• [What to work on]:
All of the data should be output character for character, except the pictures.

◆ ◆ ◆ ◆ ◆ ◆ ◆

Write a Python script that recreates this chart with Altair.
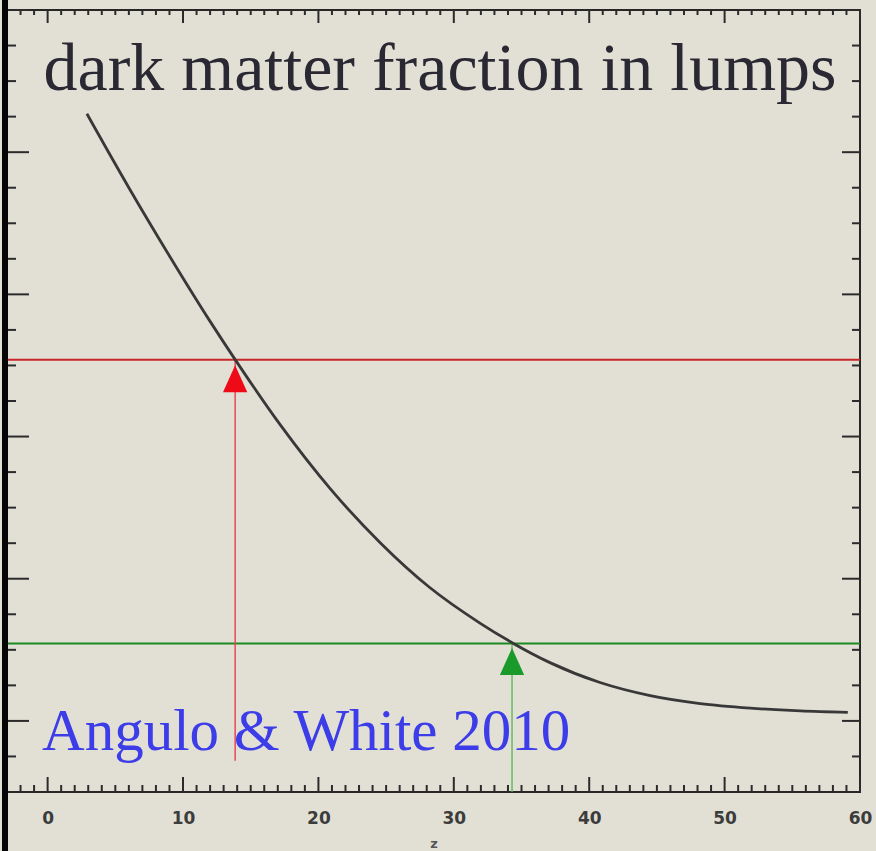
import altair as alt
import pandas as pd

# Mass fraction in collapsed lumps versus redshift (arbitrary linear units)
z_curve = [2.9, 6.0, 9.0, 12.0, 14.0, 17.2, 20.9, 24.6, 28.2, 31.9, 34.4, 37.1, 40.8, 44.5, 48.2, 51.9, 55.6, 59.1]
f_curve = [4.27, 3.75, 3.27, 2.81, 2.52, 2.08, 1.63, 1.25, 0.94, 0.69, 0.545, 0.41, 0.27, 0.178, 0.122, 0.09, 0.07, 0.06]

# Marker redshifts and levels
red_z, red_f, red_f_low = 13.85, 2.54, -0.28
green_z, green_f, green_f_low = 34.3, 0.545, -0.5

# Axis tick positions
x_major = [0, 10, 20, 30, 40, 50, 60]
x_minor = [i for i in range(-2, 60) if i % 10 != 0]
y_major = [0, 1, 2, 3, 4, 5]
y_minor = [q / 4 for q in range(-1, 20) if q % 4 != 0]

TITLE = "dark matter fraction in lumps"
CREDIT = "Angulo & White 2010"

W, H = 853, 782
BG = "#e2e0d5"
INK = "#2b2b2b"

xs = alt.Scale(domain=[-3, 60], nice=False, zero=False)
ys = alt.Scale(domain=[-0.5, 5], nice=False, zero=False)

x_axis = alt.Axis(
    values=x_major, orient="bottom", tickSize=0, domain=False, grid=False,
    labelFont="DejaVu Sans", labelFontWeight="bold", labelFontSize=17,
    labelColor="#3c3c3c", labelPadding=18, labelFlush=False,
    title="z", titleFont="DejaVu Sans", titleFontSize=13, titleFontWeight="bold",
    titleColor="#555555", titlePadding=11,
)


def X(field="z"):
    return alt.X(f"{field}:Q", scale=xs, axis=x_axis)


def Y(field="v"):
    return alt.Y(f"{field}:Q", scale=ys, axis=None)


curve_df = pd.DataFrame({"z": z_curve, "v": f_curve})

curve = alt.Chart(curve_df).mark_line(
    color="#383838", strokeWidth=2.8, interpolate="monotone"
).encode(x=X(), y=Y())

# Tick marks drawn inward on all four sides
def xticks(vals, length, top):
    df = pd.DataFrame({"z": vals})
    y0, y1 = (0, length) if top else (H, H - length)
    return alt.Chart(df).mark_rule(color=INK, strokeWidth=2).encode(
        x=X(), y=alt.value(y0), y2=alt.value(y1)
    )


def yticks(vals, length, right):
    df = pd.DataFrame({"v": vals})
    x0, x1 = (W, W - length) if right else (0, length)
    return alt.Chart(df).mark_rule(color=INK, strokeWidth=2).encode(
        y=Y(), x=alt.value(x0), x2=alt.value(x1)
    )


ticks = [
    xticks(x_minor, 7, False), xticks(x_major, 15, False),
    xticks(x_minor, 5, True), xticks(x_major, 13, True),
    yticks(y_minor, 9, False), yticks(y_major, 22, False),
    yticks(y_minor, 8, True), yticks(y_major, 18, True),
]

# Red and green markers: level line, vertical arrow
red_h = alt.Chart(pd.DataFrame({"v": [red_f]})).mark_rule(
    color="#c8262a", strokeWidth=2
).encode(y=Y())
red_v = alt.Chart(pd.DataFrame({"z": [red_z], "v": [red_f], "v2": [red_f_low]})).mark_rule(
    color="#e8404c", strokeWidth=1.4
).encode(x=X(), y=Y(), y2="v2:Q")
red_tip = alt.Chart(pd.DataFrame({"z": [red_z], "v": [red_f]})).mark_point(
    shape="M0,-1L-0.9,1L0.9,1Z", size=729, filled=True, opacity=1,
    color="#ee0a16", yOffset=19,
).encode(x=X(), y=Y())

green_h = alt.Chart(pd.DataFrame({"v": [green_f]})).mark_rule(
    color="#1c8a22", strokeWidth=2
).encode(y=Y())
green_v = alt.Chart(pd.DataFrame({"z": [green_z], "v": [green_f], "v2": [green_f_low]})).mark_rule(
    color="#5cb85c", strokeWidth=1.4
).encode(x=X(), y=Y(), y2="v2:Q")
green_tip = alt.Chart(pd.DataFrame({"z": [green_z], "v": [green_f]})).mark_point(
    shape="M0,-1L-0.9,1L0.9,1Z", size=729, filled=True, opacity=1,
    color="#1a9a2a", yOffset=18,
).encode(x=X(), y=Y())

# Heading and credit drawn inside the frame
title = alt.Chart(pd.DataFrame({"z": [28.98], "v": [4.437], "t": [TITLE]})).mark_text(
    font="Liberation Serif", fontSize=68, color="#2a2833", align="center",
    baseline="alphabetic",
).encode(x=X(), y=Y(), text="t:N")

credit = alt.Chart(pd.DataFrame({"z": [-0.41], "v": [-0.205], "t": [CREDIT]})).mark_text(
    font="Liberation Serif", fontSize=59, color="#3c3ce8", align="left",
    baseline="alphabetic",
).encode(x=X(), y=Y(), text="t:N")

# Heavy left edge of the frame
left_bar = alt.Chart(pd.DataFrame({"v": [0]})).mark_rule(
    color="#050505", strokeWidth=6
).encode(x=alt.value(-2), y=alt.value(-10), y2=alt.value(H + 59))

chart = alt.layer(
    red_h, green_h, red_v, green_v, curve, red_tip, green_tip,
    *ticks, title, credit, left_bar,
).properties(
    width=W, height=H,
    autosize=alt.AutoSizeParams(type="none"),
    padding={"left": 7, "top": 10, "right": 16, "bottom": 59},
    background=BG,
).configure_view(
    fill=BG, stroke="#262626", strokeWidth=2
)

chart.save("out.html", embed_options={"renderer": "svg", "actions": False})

◆ ◆ ◆ ◆ ◆ ◆ ◆

• [Exercise result]:
Write a Python script that recreates this chart with Altair.
import altair as alt
import pandas as pd

# Mass fraction in collapsed lumps versus redshift (arbitrary linear units)
z_curve = [2.9, 6.0, 9.0, 12.0, 14.0, 17.2, 20.9, 24.6, 28.2, 31.9, 34.4, 37.1, 40.8, 44.5, 48.2, 51.9, 55.6, 59.1]
f_curve = [4.27, 3.75, 3.27, 2.81, 2.52, 2.08, 1.63, 1.25, 0.94, 0.69, 0.545, 0.41, 0.27, 0.178, 0.122, 0.09, 0.07, 0.06]

# Marker redshifts and levels
red_z, red_f, red_f_low = 13.85, 2.54, -0.28
green_z, green_f, green_f_low = 34.3, 0.545, -0.5

# Axis tick positions
x_major = [0, 10, 20, 30, 40, 50, 60]
x_minor = [i for i in range(-2, 60) if i % 10 != 0]
y_major = [0, 1, 2, 3, 4, 5]
y_minor = [q / 4 for q in range(-1, 20) if q % 4 != 0]

TITLE = "dark matter fraction in lumps"
CREDIT = "Angulo & White 2010"

W, H = 853, 782
BG = "#e2e0d5"
INK = "#2b2b2b"

xs = alt.Scale(domain=[-3, 60], nice=False, zero=False)
ys = alt.Scale(domain=[-0.5, 5], nice=False, zero=False)

x_axis = alt.Axis(
    values=x_major, orient="bottom", tickSize=0, domain=False, grid=False,
    labelFont="DejaVu Sans", labelFontWeight="bold", labelFontSize=17,
    labelColor="#3c3c3c", labelPadding=18, labelFlush=False,
    title="z", titleFont="DejaVu Sans", titleFontSize=13, titleFontWeight="bold",
    titleColor="#555555", titlePadding=11,
)


def X(field="z"):
    return alt.X(f"{field}:Q", scale=xs, axis=x_axis)


def Y(field="v"):
    return alt.Y(f"{field}:Q", scale=ys, axis=None)


curve_df = pd.DataFrame({"z": z_curve, "v": f_curve})

curve = alt.Chart(curve_df).mark_line(
    color="#383838", strokeWidth=2.8, interpolate="monotone"
).encode(x=X(), y=Y())

# Tick marks drawn inward on all four sides
def xticks(vals, length, top):
    df = pd.DataFrame({"z": vals})
    y0, y1 = (0, length) if top else (H, H - length)
    return alt.Chart(df).mark_rule(color=INK, strokeWidth=2).encode(
        x=X(), y=alt.value(y0), y2=alt.value(y1)
    )


def yticks(vals, length, right):
    df = pd.DataFrame({"v": vals})
    x0, x1 = (W, W - length) if right else (0, length)
    return alt.Chart(df).mark_rule(color=INK, strokeWidth=2).encode(
        y=Y(), x=alt.value(x0), x2=alt.value(x1)
    )


ticks = [
    xticks(x_minor, 7, False), xticks(x_major, 15, False),
    xticks(x_minor, 5, True), xticks(x_major, 13, True),
    yticks(y_minor, 9, False), yticks(y_major, 22, False),
    yticks(y_minor, 8, True), yticks(y_major, 18, True),
]

# Red and green markers: level line, vertical arrow
red_h = alt.Chart(pd.DataFrame({"v": [red_f]})).mark_rule(
    color="#c8262a", strokeWidth=2
).encode(y=Y())
red_v = alt.Chart(pd.DataFrame({"z": [red_z], "v": [red_f], "v2": [red_f_low]})).mark_rule(
    color="#e8404c", strokeWidth=1.4
).encode(x=X(), y=Y(), y2="v2:Q")
red_tip = alt.Chart(pd.DataFrame({"z": [red_z], "v": [red_f]})).mark_point(
    shape="M0,-1L-0.9,1L0.9,1Z", size=729, filled=True, opacity=1,
    color="#ee0a16", yOffset=19,
).encode(x=X(), y=Y())

green_h = alt.Chart(pd.DataFrame({"v": [green_f]})).mark_rule(
    color="#1c8a22", strokeWidth=2
).encode(y=Y())
green_v = alt.Chart(pd.DataFrame({"z": [green_z], "v": [green_f], "v2": [green_f_low]})).mark_rule(
    color="#5cb85c", strokeWidth=1.4
).encode(x=X(), y=Y(), y2="v2:Q")
green_tip = alt.Chart(pd.DataFrame({"z": [green_z], "v": [green_f]})).mark_point(
    shape="M0,-1L-0.9,1L0.9,1Z", size=729, filled=True, opacity=1,
    color="#1a9a2a", yOffset=18,
).encode(x=X(), y=Y())

# Heading and credit drawn inside the frame
title = alt.Chart(pd.DataFrame({"z": [28.98], "v": [4.437], "t": [TITLE]})).mark_text(
    font="Liberation Serif", fontSize=68, color="#2a2833", align="center",
    baseline="alphabetic",
).encode(x=X(), y=Y(), text="t:N")

credit = alt.Chart(pd.DataFrame({"z": [-0.41], "v": [-0.205], "t": [CREDIT]})).mark_text(
    font="Liberation Serif", fontSize=59, color="#3c3ce8", align="left",
    baseline="alphabetic",
).encode(x=X(), y=Y(), text="t:N")

# Heavy left edge of the frame
left_bar = alt.Chart(pd.DataFrame({"v": [0]})).mark_rule(
    color="#050505", strokeWidth=6
).encode(x=alt.value(-2), y=alt.value(-10), y2=alt.value(H + 59))

chart = alt.layer(
    red_h, green_h, red_v, green_v, curve, red_tip, green_tip,
    *ticks, title, credit, left_bar,
).properties(
    width=W, height=H,
    autosize=alt.AutoSizeParams(type="none"),
    padding={"left": 7, "top": 10, "right": 16, "bottom": 59},
    background=BG,
).configure_view(
    fill=BG, stroke="#262626", strokeWidth=2
)

chart.save("out.html", embed_options={"renderer": "svg", "actions": False})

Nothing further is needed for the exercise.